The Future: Three Scenarios
Scenario 1: Status Quo
Prices continue rising 5-8% annually. The cancellation game becomes mandatory knowledge for anyone wanting fair rates. Rural areas fall further behind as providers focus on profitable urban fiber builds. Germany’s digital competitiveness slides below Eastern European nations.
Scenario 2: Regulatory Intervention
The Bundesnetzagentur forces true infrastructure sharing, allowing more competitors to access Telekom’s fiber at fair rates. Prices stabilize, but the investment gap means speeds remain mediocre for a decade.

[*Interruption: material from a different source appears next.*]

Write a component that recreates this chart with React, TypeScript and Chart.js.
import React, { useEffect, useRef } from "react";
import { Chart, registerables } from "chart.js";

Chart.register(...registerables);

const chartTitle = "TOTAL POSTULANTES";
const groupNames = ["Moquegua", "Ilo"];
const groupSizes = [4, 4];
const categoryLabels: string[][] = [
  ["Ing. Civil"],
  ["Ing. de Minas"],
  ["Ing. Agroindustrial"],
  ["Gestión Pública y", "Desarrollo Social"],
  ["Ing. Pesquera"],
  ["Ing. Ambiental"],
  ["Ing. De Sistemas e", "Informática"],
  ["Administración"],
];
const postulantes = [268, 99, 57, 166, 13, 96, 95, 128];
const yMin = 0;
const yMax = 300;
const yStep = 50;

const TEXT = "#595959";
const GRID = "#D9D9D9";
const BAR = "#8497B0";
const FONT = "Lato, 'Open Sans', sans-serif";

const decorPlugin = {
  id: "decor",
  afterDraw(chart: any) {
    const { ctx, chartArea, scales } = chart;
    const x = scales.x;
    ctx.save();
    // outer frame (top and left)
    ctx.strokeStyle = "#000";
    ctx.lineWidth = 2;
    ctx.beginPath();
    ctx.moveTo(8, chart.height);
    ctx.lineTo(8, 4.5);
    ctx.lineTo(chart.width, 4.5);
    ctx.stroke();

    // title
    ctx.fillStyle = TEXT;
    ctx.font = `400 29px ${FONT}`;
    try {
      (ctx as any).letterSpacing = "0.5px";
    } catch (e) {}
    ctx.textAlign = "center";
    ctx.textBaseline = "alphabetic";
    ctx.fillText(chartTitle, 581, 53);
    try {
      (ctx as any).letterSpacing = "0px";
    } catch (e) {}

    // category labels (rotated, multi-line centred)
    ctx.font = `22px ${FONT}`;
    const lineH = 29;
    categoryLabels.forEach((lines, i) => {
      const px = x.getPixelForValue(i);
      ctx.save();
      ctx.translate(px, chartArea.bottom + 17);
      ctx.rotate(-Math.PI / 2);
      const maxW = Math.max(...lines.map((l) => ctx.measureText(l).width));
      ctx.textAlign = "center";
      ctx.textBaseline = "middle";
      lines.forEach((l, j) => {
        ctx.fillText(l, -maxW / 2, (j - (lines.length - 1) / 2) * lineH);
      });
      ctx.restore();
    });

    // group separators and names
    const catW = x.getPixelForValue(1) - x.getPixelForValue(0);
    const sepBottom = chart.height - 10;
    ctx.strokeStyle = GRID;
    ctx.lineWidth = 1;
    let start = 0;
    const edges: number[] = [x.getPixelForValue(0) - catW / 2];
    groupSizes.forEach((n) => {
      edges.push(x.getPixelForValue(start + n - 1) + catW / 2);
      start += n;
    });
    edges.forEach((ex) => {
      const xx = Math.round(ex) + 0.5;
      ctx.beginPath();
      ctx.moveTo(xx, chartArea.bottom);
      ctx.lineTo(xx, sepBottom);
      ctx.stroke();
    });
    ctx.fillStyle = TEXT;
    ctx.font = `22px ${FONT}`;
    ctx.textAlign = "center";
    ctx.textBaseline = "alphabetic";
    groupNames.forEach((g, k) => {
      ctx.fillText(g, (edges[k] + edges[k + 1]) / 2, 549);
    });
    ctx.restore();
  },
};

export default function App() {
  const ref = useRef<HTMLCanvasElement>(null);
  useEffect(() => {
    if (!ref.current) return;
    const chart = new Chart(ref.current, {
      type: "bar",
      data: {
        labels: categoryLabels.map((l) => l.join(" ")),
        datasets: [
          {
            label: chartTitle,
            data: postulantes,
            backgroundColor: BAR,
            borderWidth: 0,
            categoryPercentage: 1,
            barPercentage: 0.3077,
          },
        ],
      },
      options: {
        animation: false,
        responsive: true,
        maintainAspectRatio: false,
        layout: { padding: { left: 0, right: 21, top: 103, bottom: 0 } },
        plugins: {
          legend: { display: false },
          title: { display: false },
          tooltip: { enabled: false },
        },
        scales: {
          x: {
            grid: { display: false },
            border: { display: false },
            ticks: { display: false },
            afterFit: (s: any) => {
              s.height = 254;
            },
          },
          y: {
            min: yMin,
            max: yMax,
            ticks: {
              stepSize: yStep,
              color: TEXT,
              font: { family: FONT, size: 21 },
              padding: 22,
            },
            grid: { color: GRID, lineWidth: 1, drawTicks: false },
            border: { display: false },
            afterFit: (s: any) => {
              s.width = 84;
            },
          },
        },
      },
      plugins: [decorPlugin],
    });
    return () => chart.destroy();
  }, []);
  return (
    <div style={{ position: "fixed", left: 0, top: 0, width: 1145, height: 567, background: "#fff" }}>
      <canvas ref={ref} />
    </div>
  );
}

Scenario 3: Market Disruption
Starlink and 5G fixed-wireless achieve critical mass, bypassing the fiber bottleneck entirely. Traditional providers slash prices to compete, finally delivering the connectivity Germany’s economy demands.
The uncomfortable truth? Scenario 1 is most likely in the short term. The fiber lobby is powerful, and regulatory capture is real. Your best defense is becoming a sophisticated consumer.

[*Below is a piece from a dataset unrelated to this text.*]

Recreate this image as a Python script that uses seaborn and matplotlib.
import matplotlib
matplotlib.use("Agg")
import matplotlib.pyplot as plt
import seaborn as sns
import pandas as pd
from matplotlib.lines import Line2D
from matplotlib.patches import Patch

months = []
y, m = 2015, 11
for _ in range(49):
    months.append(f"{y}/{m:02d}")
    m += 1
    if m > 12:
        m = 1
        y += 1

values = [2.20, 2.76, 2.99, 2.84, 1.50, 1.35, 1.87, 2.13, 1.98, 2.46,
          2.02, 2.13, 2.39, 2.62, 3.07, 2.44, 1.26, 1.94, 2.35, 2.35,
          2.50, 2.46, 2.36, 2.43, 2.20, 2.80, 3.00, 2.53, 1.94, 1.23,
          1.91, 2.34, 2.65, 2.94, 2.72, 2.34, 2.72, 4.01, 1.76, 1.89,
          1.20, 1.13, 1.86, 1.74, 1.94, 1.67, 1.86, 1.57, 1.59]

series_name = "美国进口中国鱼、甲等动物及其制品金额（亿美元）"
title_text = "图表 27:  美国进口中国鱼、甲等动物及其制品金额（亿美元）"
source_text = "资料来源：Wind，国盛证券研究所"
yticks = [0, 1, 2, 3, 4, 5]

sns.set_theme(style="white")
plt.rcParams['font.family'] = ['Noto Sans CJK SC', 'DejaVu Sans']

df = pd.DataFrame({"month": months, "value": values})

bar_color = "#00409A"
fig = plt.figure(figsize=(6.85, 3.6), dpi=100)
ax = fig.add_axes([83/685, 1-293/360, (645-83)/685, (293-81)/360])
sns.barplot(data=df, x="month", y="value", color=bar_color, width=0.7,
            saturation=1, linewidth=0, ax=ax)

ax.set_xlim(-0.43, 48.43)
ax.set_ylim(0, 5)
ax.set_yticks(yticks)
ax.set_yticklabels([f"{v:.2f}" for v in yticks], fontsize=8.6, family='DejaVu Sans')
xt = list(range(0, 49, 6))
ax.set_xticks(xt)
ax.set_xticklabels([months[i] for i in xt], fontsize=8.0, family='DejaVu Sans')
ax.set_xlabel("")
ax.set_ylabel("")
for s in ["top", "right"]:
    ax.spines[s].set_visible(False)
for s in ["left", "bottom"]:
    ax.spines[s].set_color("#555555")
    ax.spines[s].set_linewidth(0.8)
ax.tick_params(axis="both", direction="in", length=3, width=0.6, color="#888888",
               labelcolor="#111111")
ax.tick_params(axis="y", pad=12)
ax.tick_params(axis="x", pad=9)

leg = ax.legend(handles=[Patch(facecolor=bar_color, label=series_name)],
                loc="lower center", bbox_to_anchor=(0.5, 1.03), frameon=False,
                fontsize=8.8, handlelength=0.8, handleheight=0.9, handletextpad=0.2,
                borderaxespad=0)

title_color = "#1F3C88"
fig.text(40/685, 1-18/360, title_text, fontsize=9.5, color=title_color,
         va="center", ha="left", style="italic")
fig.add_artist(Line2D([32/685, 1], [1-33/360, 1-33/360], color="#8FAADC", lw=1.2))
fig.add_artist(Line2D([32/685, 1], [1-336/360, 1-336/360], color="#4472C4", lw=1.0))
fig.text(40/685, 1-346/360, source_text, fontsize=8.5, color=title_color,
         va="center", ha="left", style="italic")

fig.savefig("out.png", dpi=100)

Actionable Takeaways: Your Internet Survival Kit
If you’re signing a new contract:
– Never accept the listed price. Always negotiate.
– Insist on a Kündigungsfrist (notice period) of one month, not three.
– Reject mandatory router rentals. Buy a Fritz!Box outright.
– Document everything. German providers excel at “losing” verbal promises.
If you’re in a contract:
– Set a calendar reminder 4 months before it ends.
– Submit a written cancellation immediately. You can always withdraw it later.
– Use comparison portals but ignore the “effective price.” Calculate the 25-month cost including all fees.
– When the retention call comes, ask for their “best offer” and compare it to new-customer deals on mydealz.
If you’re stuck in a high-priced contract:
– Downgrade your speed. Test your actual usage, you probably need less than you think.
– Remove TV packages you never watch. Streaming services are cheaper and better.
– File a complaint with the Bundesnetzagentur if speeds consistently underperform. This creates leverage.
The German broadband market operates with the same efficiency as a Deutsche Bahn train, usually impeccable, until there’s construction on the line. Right now, the entire system is under construction, and passengers are paying first-class prices for third-class service. Your ticket to a better deal isn’t loyalty, it’s the willingness to walk away.